→ **REQUEST**
Starting with the first line of the listing, quote each line exactly until and including the one with "import pandas as pd", leaving pictures out.

→ **RECORDS SUPPLIED**

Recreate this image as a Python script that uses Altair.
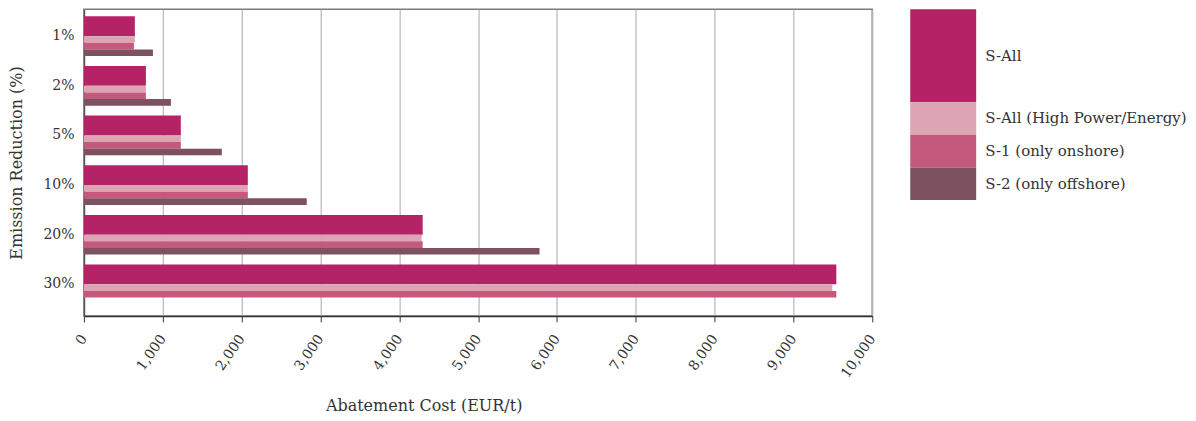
import altair as alt
import pandas as pd

categories = ["1%", "2%", "5%", "10%", "20%", "30%"]
series = ["S-All", "S-All (High Power/Energy)", "S-1 (only onshore)", "S-2 (only offshore)"]
s_all = [646, 786, 1229, 2079, 4297, 9544]
s_all_hpe = [646, 786, 1229, 2079, 4284, 9493]
s_1 = [634, 786, 1229, 2079, 4297, 9544]
s_2 = [875, 1103, 1749, 2826, 5779, None]
colors = ["#B42366", "#DDA5B3", "#C5587D", "#7D5160"]
x_ticks = list(range(0, 10001, 1000))

rows = []
for name, vals in zip(series, [s_all, s_all_hpe, s_1, s_2]):
    for c, v in zip(categories, vals):
        if v is not None:
            rows.append({"category": c, "series": name, "value": v})
df = pd.DataFrame(rows)

FONT = "DejaVu Serif"
TXT = "#333333"

color = alt.Color("series:N", scale=alt.Scale(domain=series, range=colors), legend=None)
y_enc = alt.Y(
    "category:N",
    sort=categories,
    scale=alt.Scale(domain=categories, paddingInner=0.2, paddingOuter=0.19, align=0.38),
    axis=alt.Axis(title="Emission Reduction (%)", ticks=False, labelPadding=10,
                  domainColor="#555555", domainWidth=1.5, titlePadding=18),
)
x_enc = alt.X(
    "value:Q",
    scale=alt.Scale(domain=[0, 10000]),
    axis=alt.Axis(values=x_ticks, format=",.0f", labelAngle=305, labelAlign="right",
                  labelBaseline="middle", tickSize=6, labelPadding=14,
                  tickColor="#333333", domainColor="#333333", domainWidth=1.5,
                  gridColor="#bdbdbd", gridWidth=1.3,
                  title="Abatement Cost (EUR/t)", titleX=340, titleY=90,
                  titleAlign="center", titleBaseline="middle"),
)

layer_a = alt.Chart(df).transform_filter(alt.datum.series == series[0]).mark_bar().encode(
    x=x_enc, y=y_enc, color=color,
    yOffset=alt.YOffset("series:N", scale=alt.Scale(domain=[series[0], "_lower"],
                                                    paddingInner=0, paddingOuter=0)),
)
layer_b = alt.Chart(df).transform_filter(alt.datum.series != series[0]).mark_bar().encode(
    x=x_enc, y=y_enc, color=color,
    yOffset=alt.YOffset("series:N", scale=alt.Scale(domain=["_u1", "_u2", "_u3"] + series[1:],
                                                    paddingInner=0, paddingOuter=0)),
)
main = alt.layer(layer_a, layer_b).resolve_scale(yOffset="independent").properties(
    width=789, height=307, view=alt.ViewBackground(stroke="#7a7a7a", strokeWidth=1.5)
)

legend_df = pd.DataFrame({"series": series, "order": list(range(len(series)))})
leg = (
    alt.Chart(legend_df)
    .transform_calculate(w="datum.series == 'S-All' ? 2.85 : 1")
    .transform_stack(stack="w", groupby=[], as_=["y0", "y1"], sort=[alt.SortField("order")])
    .transform_calculate(ym="(datum.y0 + datum.y1) / 2")
)
rects = leg.mark_rect().encode(
    y=alt.Y("y0:Q", scale=alt.Scale(domain=[0, 5.85], reverse=True, nice=False, zero=False), axis=None),
    y2="y1:Q",
    x=alt.value(0), x2=alt.value(66),
    color=color,
)
texts = leg.mark_text(align="left", baseline="middle", fontSize=15, font=FONT, color=TXT).encode(
    y=alt.Y("ym:Q"), x=alt.value(75), text="series:N"
)
legend_chart = alt.layer(rects, texts).properties(
    width=66, height=191, view=alt.ViewBackground(stroke="transparent")
)

chart = (
    alt.hconcat(main, legend_chart, spacing=30)
    .properties(padding={"left": 0, "top": 0, "right": 0, "bottom": 0})
    .configure(font=FONT)
    .configure_axis(labelFont=FONT, titleFont=FONT, labelFontSize=14, titleFontSize=16,
                    labelColor=TXT, titleColor=TXT, titleFontWeight="normal")
)
chart.save("out.html", embed_options={"renderer": "svg", "actions": False})
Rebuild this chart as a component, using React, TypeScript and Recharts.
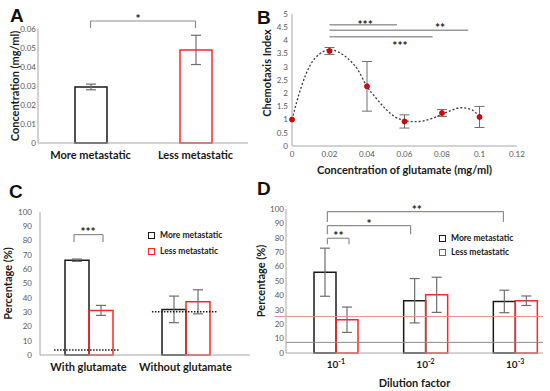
import {
  Bar,
  BarChart,
  Cell,
  ComposedChart,
  ErrorBar,
  Legend,
  Line,
  ReferenceDot,
  ReferenceLine,
  XAxis,
  YAxis,
} from "recharts";

const FONT = "Lato, 'Open Sans', sans-serif";
const INK = "#1a1a1a";
const RED = "#ff2626";
const AXIS = "#a6a6a6";
const TICK = "#595959";
const ERR = "#6e6e6e";
const BRACKET = "#8c8c8c";

// A – glutamate concentration
const aGroups = ["More metastatic", "Less metastatic"];
const aConc = [0.0295, 0.049];
const aErr = [0.0015, 0.0077];
const aColors = [INK, RED];
const aTicks = [0, 0.01, 0.02, 0.03, 0.04, 0.05, 0.06];

// B – chemotaxis index vs glutamate
const bConc = [0, 0.02, 0.04, 0.06, 0.08, 0.1];
const bIndex = [1.0, 3.6, 2.26, 0.93, 1.25, 1.1];
const bErr = [0, 0.13, 0.94, 0.25, 0.13, 0.4];
// dotted trend line
const bTrendConc = [0, 0.005, 0.01, 0.015, 0.02, 0.025, 0.03, 0.035, 0.04, 0.045, 0.05, 0.055, 0.06, 0.065, 0.07, 0.075, 0.08, 0.085, 0.09, 0.095, 0.1];
const bTrendIndex = [1.0, 2.25, 3.1, 3.5, 3.65, 3.55, 3.3, 2.9, 2.25, 1.8, 1.4, 1.1, 0.97, 0.92, 0.95, 1.05, 1.2, 1.35, 1.45, 1.4, 1.12];
const bXTicks = [0, 0.02, 0.04, 0.06, 0.08, 0.1, 0.12];
const bYTicks = [0, 0.5, 1, 1.5, 2, 2.5, 3, 3.5, 4, 4.5, 5];
// significance lines: [from, to, level]
const bSigLines = [
  [0.02, 0.056, 4.59],
  [0.02, 0.094, 4.38],
  [0.02, 0.075, 4.14],
];
const bSigStars = [
  { x: 0.039, y: 4.6, text: "***" },
  { x: 0.079, y: 4.49, text: "**" },
  { x: 0.0576, y: 3.8, text: "***" },
];

// C – with / without glutamate
const cGroups = ["With glutamate", "Without glutamate"];
const cMore = [66.3, 31.9];
const cMoreErr = [0.8, 9.3];
const cLess = [31.2, 37.2];
const cLessErr = [3.5, 8.4];
// dotted control levels, spans on a 0..1 helper axis
const cControl = [
  { from: 0.067, to: 0.376, level: 3.5 },
  { from: 0.533, to: 0.843, level: 30.2 },
];

// D – dilution factor
const dGroups = ["10^-1", "10^-2", "10^-3"];
const dMore = [56.1, 36.3, 35.8];
const dMoreErr = [16.7, 15.4, 7.8];
const dLess = [23.1, 40.4, 36.3];
const dLessErr = [8.8, 12.2, 3.3];
const dBaseMore = 7.4;
const dBaseLess = 25.3;
const dBrackets = [
  { from: 0.161, to: 0.846, top: 98.2, foot: 91 },
  { from: 0.161, to: 0.485, top: 88.5, foot: 82.5 },
  { from: 0.161, to: 0.245, top: 79.7, foot: 75.5 },
];
const dStars = [
  { x: 0.509, y: 99.3, text: "**" },
  { x: 0.323, y: 89.6, text: "*" },
  { x: 0.204, y: 81.2, text: "**" },
];

const pctTicks = [0, 10, 20, 30, 40, 50, 60, 70, 80, 90, 100];
const series = [
  { name: "More metastatic", color: INK },
  { name: "Less metastatic", color: RED },
];

const aData = aGroups.map((g, i) => ({ group: g, value: aConc[i], err: aErr[i] }));
const bPoints = bConc.map((x, i) => ({ x, y: bIndex[i], err: bErr[i] }));
const bTrend = bTrendConc.map((x, i) => ({ x, y: bTrendIndex[i] }));
const cData = cGroups.map((g, i) => ({
  group: g,
  more: cMore[i],
  moreErr: cMoreErr[i],
  less: cLess[i],
  lessErr: cLessErr[i],
}));
const dData = dGroups.map((g, i) => ({
  group: g,
  more: dMore[i],
  moreErr: dMoreErr[i],
  less: dLess[i],
  lessErr: dLessErr[i],
}));

const tickSmall = { fontSize: 8, fill: TICK, fontFamily: FONT };
const tickBig = { fontSize: 11, fill: INK, fontWeight: 700, fontFamily: FONT };
const titleStyle = { fontSize: 11, fontWeight: 700, fill: INK, fontFamily: FONT };

function bracket(key: string, x1: any, x2: any, top: number, foot: number, xAxisId: any) {
  const common = { xAxisId, stroke: BRACKET, strokeWidth: 1.2, ifOverflow: "visible" as const };
  return [
    <ReferenceLine key={key + "h"} {...common} segment={[{ x: x1, y: top }, { x: x2, y: top }]} />,
    <ReferenceLine key={key + "l"} {...common} segment={[{ x: x1, y: top }, { x: x1, y: foot }]} />,
    <ReferenceLine key={key + "r"} {...common} segment={[{ x: x2, y: top }, { x: x2, y: foot }]} />,
  ];
}

function stars(key: string, x: any, y: number, text: string, xAxisId: any) {
  return (
    <ReferenceDot
      key={key}
      xAxisId={xAxisId}
      x={x}
      y={y}
      r={1}
      fill="none"
      stroke="none"
      ifOverflow="visible"
      label={{ value: text, position: "center", fill: INK, fontSize: 12, fontWeight: 700, fontFamily: FONT }}
    />
  );
}

function BoxLegend({ rowHeight }: { rowHeight: number }) {
  return (
    <div style={{ fontFamily: FONT, fontSize: 8.5, fontWeight: 700, color: INK }}>
      {series.map((s) => (
        <div key={s.name} style={{ display: "flex", alignItems: "center", height: rowHeight, whiteSpace: "nowrap" }}>
          <span
            style={{
              display: "inline-block",
              width: 5,
              height: 5,
              border: `1.5px solid ${s.color}`,
              marginRight: 5,
            }}
          />
          {s.name}
        </div>
      ))}
    </div>
  );
}

function PowerTick({ x, y, payload }: any) {
  const [base, exp] = String(payload.value).split("^");
  return (
    <text x={x} y={y} dy="0.71em" textAnchor="middle" fontFamily={FONT} fontSize={10} fontWeight={700} fill={INK}>
      {base}
      <tspan dy={-4} fontSize={7}>
        {exp}
      </tspan>
    </text>
  );
}

function PanelTitle({ text, x, y }: { text: string; x: number; y: number }) {
  return (
    <div
      style={{
        position: "absolute",
        left: x,
        top: y,
        fontFamily: "'Liberation Sans', Arial, sans-serif",
        fontWeight: 700,
        fontSize: 19,
        lineHeight: "19px",
        color: "#111",
      }}
    >
      {text}
    </div>
  );
}

// hidden 0..1 axis spanning the plot width, used only for annotations
function helperAxis() {
  return <XAxis xAxisId="n" dataKey="frac" type="number" domain={[0, 1]} allowDataOverflow hide />;
}

function PanelA() {
  return (
    <BarChart width={275} height={195} data={aData} margin={{ top: 29, right: 27, left: 8, bottom: 32 }}>
      <XAxis dataKey="group" height={20} tickLine={false} axisLine={{ stroke: AXIS }} tick={tickBig} interval={0} />
      <YAxis
        domain={[0, 0.06]}
        ticks={aTicks}
        interval={0}
        width={30}
        tickLine={false}
        tickSize={1}
        tickMargin={1}
        axisLine={{ stroke: AXIS }}
        tick={tickSmall}
        label={{ value: "Concentration (mg/ml)", angle: -90, position: "insideLeft", offset: 7, style: { ...titleStyle, textAnchor: "middle" } }}
      />
      <Bar dataKey="value" barSize={32} fill="none" strokeWidth={1.5} isAnimationActive={false}>
        {aData.map((d, i) => (
          <Cell key={d.group} stroke={aColors[i]} />
        ))}
        <ErrorBar dataKey="err" width={5} stroke={ERR} strokeWidth={1.2} direction="y" />
      </Bar>
      {bracket("a", aGroups[0], aGroups[1], 0.0642, 0.0605, 0)}
      <ReferenceLine
        segment={[{ x: aGroups[0], y: 0.0642 }, { x: aGroups[1], y: 0.0642 }]}
        stroke="none"
        ifOverflow="visible"
        label={{ value: "*", position: "center", dx: -5, dy: -2, fill: INK, fontSize: 12, fontWeight: 700, fontFamily: FONT }}
      />
    </BarChart>
  );
}

function PanelB() {
  return (
    <ComposedChart width={295} height={195} margin={{ top: 14, right: 33, left: 1, bottom: 19 }}>
      <XAxis
        dataKey="x"
        type="number"
        domain={[0, 0.12]}
        ticks={bXTicks}
        interval={0}
        height={30}
        tickLine={false}
        tickSize={3}
        tickMargin={2}
        axisLine={{ stroke: AXIS }}
        tick={tickSmall}
        label={{ value: "Concentration of glutamate (mg/ml)", position: "insideBottom", offset: 2, style: titleStyle }}
      />
      <YAxis
        type="number"
        domain={[0, 5]}
        ticks={bYTicks}
        interval={0}
        width={36}
        tickLine={false}
        tickSize={2}
        tickMargin={2}
        axisLine={{ stroke: AXIS }}
        tick={tickSmall}
        label={{ value: "Chemotaxis Index", angle: -90, position: "insideLeft", offset: 11, dy: -7, style: { ...titleStyle, textAnchor: "middle" } }}
      />
      {bSigLines.map(([x1, x2, y], i) => (
        <ReferenceLine key={"bl" + i} segment={[{ x: x1, y }, { x: x2, y }]} stroke="#9a9a9a" strokeWidth={1.5} />
      ))}
      {bSigStars.map((s, i) => stars("bs" + i, s.x, s.y, s.text, 0))}
      <Line data={bTrend} dataKey="y" type="monotone" stroke="#3a3a3a" strokeWidth={1.3} strokeDasharray="2 2" dot={false} isAnimationActive={false} />
      <Line
        data={bPoints}
        dataKey="y"
        stroke="none"
        dot={{ r: 2.5, fill: "#e00000", stroke: "#b00000", strokeWidth: 0.8 }}
        isAnimationActive={false}
      >
        <ErrorBar dataKey="err" width={5} stroke={ERR} strokeWidth={1} direction="y" />
      </Line>
    </ComposedChart>
  );
}

function PanelC() {
  return (
    <BarChart width={275} height={196} data={cData} margin={{ top: 17, right: 25, left: 0, bottom: 6 }} barGap={0}>
      <XAxis dataKey="group" height={30} tickLine={false} axisLine={{ stroke: AXIS }} padding={{ left: 0, right: 16 }} tick={tickBig} interval={0} />
      {helperAxis()}
      <YAxis
        domain={[0, 100]}
        ticks={pctTicks}
        interval={0}
        width={40}
        tickLine={false}
        tickSize={5}
        tickMargin={3}
        axisLine={{ stroke: AXIS }}
        tick={tickSmall}
        label={{ value: "Percentage (%)", angle: -90, position: "insideLeft", offset: 8, style: { ...titleStyle, textAnchor: "middle" } }}
      />
      <Bar dataKey="more" name="More metastatic" fill="none" stroke={INK} strokeWidth={1.5} barSize={24} isAnimationActive={false}>
        <ErrorBar dataKey="moreErr" width={5} stroke={ERR} strokeWidth={1.2} direction="y" />
      </Bar>
      <Bar dataKey="less" name="Less metastatic" fill="none" stroke={RED} strokeWidth={1.5} barSize={24} isAnimationActive={false}>
        <ErrorBar dataKey="lessErr" width={5} stroke={ERR} strokeWidth={1.2} direction="y" />
      </Bar>
      {cControl.map((c, i) => (
        <ReferenceLine
          key={"cc" + i}
          xAxisId="n"
          segment={[{ x: c.from, y: c.level }, { x: c.to, y: c.level }]}
          stroke={INK}
          strokeWidth={1.5}
          strokeDasharray="1.5 1.5"
        />
      ))}
      {bracket("c", 0.162, 0.3, 84.2, 79, "n")}
      {stars("cs", 0.229, 86.5, "***", "n")}
      <Legend
        layout="vertical"
        align="center"
        verticalAlign="middle"
        content={() => <BoxLegend rowHeight={16} />}
        wrapperStyle={{ left: 148, top: 32, width: "auto" }}
      />
    </BarChart>
  );
}

function PanelD() {
  return (
    <BarChart width={295} height={196} data={dData} margin={{ top: 14, right: 7, left: 0, bottom: 2 }} barGap={0}>
      <XAxis
        dataKey="group"
        height={36}
        tickLine={false}
        axisLine={{ stroke: AXIS }}
        padding={{ left: 5, right: -17 }}
        tick={<PowerTick />}
        interval={0}
        label={{ value: "Dilution factor", position: "insideBottom", offset: 2, style: titleStyle }}
      />
      {helperAxis()}
      <YAxis
        domain={[0, 100]}
        ticks={pctTicks}
        interval={0}
        width={31}
        tickLine={false}
        tickSize={1}
        tickMargin={1}
        axisLine={{ stroke: AXIS }}
        tick={tickSmall}
        label={{ value: "Percentage (%)", angle: -90, position: "insideLeft", offset: 6, style: { ...titleStyle, textAnchor: "middle" } }}
      />
      <Bar dataKey="more" name="More metastatic" fill="none" stroke={INK} strokeWidth={1.5} barSize={22} isAnimationActive={false}>
        <ErrorBar dataKey="moreErr" width={5} stroke={ERR} strokeWidth={1.2} direction="y" />
      </Bar>
      <Bar dataKey="less" name="Less metastatic" fill="none" stroke={RED} strokeWidth={1.5} barSize={22} isAnimationActive={false}>
        <ErrorBar dataKey="lessErr" width={5} stroke={ERR} strokeWidth={1.2} direction="y" />
      </Bar>
      <ReferenceLine
        xAxisId="n"
        segment={[{ x: -0.043, y: dBaseLess }, { x: 1, y: dBaseLess }]}
        stroke="#f08c8c"
        strokeWidth={1}
        ifOverflow="visible"
      />
      <ReferenceLine y={dBaseMore} stroke="#8c8c8c" strokeWidth={1} />
      {dBrackets.map((b, i) => bracket("d" + i, b.from, b.to, b.top, b.foot, "n"))}
      {dStars.map((s, i) => stars("ds" + i, s.x, s.y, s.text, "n"))}
      <Legend
        layout="vertical"
        align="center"
        verticalAlign="middle"
        content={() => <BoxLegend rowHeight={14} />}
        wrapperStyle={{ left: 184, top: 36, width: "auto" }}
      />
    </BarChart>
  );
}

export default function App() {
  return (
    <div style={{ position: "absolute", left: 0, top: 0, width: 550, height: 391, background: "#fff", overflow: "hidden" }}>
      <div style={{ position: "absolute", left: 0, top: 0 }}>
        <PanelA />
      </div>
      <div style={{ position: "absolute", left: 255, top: 0 }}>
        <PanelB />
      </div>
      <div style={{ position: "absolute", left: 0, top: 195 }}>
        <PanelC />
      </div>
      <div style={{ position: "absolute", left: 255, top: 195 }}>
        <PanelD />
      </div>
      <PanelTitle text="A" x={10} y={6} />
      <PanelTitle text="B" x={257} y={8} />
      <PanelTitle text="C" x={9} y={182} />
      <PanelTitle text="D" x={257} y={179} />
    </div>
  );
}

→ **WORKED SOLUTION**
Recreate this image as a Python script that uses Altair.
import altair as alt
import pandas as pd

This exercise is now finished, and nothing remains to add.